Given problem: Please, without the pictures, retype exactly the lines from the start of the material through the line that holds "inner sep=0pt] (src)".

Given information:
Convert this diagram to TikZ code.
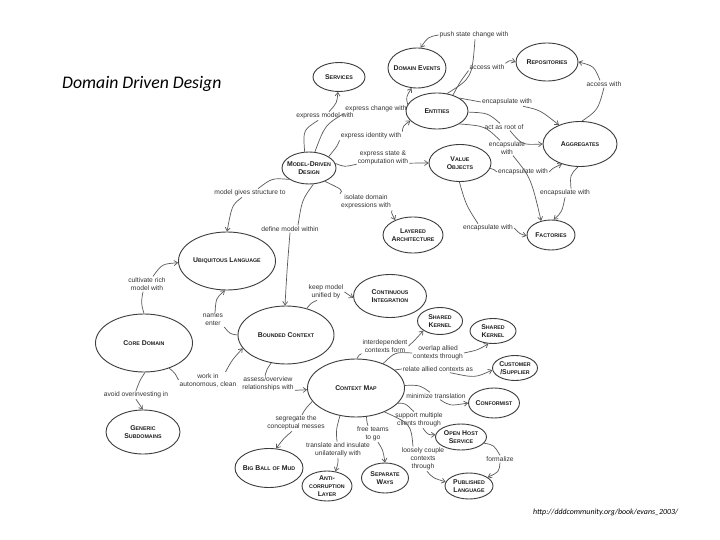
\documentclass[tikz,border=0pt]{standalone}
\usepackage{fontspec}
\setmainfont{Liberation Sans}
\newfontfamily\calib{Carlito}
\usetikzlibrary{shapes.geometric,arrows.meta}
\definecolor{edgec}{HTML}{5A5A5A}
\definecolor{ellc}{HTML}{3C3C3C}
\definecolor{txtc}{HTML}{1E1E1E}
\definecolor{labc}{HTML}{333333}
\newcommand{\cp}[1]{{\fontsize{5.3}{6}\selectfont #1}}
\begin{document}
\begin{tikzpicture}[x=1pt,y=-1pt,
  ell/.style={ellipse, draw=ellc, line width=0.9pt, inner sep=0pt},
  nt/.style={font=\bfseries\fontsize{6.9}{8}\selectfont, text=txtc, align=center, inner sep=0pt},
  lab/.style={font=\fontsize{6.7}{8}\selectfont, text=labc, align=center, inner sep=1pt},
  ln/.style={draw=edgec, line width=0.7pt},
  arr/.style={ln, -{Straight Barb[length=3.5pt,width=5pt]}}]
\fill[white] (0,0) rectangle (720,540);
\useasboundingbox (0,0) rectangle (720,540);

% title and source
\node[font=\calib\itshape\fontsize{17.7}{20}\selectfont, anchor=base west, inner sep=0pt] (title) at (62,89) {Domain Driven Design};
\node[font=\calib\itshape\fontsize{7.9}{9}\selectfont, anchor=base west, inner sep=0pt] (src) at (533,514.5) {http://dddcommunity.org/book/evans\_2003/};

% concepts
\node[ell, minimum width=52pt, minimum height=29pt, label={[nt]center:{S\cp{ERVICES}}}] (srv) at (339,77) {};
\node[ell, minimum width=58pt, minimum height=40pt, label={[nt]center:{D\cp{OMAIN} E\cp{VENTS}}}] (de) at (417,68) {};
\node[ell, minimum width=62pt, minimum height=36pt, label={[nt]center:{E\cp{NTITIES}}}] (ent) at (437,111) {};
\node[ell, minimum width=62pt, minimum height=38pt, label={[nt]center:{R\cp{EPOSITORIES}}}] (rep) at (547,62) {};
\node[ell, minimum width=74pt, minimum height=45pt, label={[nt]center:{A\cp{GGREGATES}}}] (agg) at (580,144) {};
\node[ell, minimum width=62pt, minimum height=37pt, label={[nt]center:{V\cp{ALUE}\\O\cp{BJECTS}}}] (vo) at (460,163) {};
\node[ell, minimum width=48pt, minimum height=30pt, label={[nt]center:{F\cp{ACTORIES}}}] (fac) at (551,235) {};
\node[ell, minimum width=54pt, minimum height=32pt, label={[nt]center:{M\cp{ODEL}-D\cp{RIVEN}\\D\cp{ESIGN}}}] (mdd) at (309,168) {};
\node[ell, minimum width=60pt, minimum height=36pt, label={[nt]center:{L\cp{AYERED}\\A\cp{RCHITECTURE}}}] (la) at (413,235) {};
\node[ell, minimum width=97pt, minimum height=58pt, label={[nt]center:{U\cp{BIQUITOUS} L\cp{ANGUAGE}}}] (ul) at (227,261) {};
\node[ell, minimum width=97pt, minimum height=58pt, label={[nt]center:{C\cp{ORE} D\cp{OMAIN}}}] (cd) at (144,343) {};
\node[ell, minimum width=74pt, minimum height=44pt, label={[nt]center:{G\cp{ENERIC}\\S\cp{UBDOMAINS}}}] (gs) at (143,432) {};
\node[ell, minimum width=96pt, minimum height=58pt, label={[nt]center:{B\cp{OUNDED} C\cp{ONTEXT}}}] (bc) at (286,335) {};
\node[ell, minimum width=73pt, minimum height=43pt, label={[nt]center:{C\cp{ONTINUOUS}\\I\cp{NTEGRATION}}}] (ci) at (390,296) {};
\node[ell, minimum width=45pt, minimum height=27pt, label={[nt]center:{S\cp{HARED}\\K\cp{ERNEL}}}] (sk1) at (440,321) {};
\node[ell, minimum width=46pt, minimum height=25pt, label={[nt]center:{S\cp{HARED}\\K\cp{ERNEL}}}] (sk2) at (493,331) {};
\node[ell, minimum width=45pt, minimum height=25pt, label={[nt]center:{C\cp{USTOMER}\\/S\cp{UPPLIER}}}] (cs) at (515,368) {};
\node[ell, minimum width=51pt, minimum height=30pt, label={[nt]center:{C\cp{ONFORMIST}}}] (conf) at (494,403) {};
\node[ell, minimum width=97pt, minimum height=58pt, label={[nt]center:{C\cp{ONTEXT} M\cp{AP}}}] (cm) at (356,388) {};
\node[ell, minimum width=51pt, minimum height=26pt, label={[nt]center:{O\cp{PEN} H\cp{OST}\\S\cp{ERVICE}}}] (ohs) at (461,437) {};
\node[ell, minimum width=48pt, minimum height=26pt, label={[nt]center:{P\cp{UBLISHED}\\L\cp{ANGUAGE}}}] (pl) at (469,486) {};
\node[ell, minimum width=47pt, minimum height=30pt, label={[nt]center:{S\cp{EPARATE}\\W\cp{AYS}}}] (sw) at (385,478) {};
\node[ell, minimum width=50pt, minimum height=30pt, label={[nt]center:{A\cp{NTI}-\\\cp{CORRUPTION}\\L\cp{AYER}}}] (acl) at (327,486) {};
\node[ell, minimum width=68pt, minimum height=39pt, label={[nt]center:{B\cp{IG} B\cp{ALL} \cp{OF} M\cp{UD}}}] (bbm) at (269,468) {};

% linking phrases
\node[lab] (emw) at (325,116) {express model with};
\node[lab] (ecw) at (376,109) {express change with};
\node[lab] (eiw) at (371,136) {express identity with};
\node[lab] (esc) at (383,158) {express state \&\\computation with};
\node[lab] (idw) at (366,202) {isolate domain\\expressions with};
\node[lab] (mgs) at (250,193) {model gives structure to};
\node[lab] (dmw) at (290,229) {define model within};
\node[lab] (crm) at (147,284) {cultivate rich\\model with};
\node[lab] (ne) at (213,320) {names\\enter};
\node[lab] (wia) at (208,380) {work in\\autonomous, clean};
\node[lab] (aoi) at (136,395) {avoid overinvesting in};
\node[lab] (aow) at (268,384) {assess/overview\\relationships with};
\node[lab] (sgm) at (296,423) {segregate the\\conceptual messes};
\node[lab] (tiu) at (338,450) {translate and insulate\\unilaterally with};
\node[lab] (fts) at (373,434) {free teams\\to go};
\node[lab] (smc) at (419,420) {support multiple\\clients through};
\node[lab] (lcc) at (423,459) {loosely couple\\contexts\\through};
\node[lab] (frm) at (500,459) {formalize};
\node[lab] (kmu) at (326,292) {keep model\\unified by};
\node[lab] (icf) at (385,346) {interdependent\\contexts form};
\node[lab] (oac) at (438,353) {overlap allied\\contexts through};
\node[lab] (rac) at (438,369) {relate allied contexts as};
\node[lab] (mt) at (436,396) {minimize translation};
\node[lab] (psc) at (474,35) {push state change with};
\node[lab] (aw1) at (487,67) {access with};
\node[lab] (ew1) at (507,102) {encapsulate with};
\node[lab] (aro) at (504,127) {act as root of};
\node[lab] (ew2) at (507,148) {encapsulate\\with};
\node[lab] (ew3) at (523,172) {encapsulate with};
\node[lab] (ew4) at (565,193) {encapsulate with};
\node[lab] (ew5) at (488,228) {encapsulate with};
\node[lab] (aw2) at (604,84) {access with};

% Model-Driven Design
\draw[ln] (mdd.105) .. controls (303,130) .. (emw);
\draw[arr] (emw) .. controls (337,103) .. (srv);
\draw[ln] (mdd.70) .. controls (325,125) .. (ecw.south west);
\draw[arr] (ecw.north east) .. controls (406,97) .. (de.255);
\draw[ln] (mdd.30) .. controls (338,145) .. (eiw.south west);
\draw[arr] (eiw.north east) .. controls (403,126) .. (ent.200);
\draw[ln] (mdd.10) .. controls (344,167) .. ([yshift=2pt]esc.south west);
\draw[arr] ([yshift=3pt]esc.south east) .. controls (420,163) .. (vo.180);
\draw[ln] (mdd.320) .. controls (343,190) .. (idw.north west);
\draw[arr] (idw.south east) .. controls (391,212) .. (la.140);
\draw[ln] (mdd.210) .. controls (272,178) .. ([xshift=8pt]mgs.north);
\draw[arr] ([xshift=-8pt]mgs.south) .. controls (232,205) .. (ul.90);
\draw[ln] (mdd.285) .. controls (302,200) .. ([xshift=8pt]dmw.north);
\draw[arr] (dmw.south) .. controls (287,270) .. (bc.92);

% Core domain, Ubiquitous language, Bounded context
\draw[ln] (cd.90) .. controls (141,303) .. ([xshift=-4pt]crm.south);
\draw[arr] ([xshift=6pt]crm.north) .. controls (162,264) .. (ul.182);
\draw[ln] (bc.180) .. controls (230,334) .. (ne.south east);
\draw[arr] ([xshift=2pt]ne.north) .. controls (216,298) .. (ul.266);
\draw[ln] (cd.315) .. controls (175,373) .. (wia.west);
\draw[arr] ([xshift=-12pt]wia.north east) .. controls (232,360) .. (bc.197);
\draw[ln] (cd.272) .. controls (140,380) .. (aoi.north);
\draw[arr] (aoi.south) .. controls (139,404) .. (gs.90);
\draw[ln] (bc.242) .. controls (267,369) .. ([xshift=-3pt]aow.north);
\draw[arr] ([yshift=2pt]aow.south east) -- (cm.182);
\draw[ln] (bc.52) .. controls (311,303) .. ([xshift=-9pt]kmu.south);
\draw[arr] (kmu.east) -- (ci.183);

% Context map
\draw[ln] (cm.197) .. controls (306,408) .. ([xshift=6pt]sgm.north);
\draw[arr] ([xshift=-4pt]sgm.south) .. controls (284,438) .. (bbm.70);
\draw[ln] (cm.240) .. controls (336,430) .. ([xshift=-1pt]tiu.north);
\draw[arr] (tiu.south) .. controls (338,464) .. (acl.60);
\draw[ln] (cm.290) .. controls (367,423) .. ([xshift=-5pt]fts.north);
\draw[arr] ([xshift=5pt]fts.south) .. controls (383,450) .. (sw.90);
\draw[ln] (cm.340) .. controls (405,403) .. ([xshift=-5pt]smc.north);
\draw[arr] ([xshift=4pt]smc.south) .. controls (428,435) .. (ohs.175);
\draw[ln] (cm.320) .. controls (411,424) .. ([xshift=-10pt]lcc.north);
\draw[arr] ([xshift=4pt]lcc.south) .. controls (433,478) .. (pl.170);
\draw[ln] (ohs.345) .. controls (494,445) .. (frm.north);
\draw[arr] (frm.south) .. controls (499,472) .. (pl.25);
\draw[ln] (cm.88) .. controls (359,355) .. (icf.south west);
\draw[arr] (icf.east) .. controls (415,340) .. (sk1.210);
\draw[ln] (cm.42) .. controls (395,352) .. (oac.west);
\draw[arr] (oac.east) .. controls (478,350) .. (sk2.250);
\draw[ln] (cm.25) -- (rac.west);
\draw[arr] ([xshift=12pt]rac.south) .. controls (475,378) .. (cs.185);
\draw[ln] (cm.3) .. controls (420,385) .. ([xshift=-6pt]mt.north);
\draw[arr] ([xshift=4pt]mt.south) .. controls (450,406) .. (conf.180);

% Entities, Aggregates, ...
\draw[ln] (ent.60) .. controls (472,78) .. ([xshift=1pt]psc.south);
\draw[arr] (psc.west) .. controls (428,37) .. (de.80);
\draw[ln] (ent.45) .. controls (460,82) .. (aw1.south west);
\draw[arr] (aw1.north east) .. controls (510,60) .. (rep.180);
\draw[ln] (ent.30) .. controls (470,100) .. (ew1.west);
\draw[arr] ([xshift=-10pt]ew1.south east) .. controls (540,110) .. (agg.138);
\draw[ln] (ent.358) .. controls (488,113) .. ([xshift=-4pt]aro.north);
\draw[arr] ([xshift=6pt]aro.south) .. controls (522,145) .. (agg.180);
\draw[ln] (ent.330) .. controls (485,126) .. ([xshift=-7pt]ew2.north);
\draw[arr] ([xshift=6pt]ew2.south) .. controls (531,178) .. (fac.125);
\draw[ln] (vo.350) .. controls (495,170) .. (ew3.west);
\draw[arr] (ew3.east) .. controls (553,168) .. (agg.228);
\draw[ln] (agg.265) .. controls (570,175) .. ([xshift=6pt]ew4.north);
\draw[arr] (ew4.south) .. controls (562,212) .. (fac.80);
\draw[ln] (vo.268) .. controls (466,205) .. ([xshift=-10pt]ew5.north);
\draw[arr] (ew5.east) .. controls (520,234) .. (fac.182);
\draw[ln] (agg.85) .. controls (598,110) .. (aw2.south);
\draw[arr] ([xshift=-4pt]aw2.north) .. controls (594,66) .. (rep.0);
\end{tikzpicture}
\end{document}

Solution to the exercise:
Convert this diagram to TikZ code.
\documentclass[tikz,border=0pt]{standalone}
\usepackage{fontspec}
\setmainfont{Liberation Sans}
\newfontfamily\calib{Carlito}
\usetikzlibrary{shapes.geometric,arrows.meta}
\definecolor{edgec}{HTML}{5A5A5A}
\definecolor{ellc}{HTML}{3C3C3C}
\definecolor{txtc}{HTML}{1E1E1E}
\definecolor{labc}{HTML}{333333}
\newcommand{\cp}[1]{{\fontsize{5.3}{6}\selectfont #1}}
\begin{document}
\begin{tikzpicture}[x=1pt,y=-1pt,
  ell/.style={ellipse, draw=ellc, line width=0.9pt, inner sep=0pt},
  nt/.style={font=\bfseries\fontsize{6.9}{8}\selectfont, text=txtc, align=center, inner sep=0pt},
  lab/.style={font=\fontsize{6.7}{8}\selectfont, text=labc, align=center, inner sep=1pt},
  ln/.style={draw=edgec, line width=0.7pt},
  arr/.style={ln, -{Straight Barb[length=3.5pt,width=5pt]}}]
\fill[white] (0,0) rectangle (720,540);
\useasboundingbox (0,0) rectangle (720,540);

% title and source
\node[font=\calib\itshape\fontsize{17.7}{20}\selectfont, anchor=base west, inner sep=0pt] (title) at (62,89) {Domain Driven Design};
\node[font=\calib\itshape\fontsize{7.9}{9}\selectfont, anchor=base west, inner sep=0pt] (src) at (533,514.5) {http://dddcommunity.org/book/evans\_2003/};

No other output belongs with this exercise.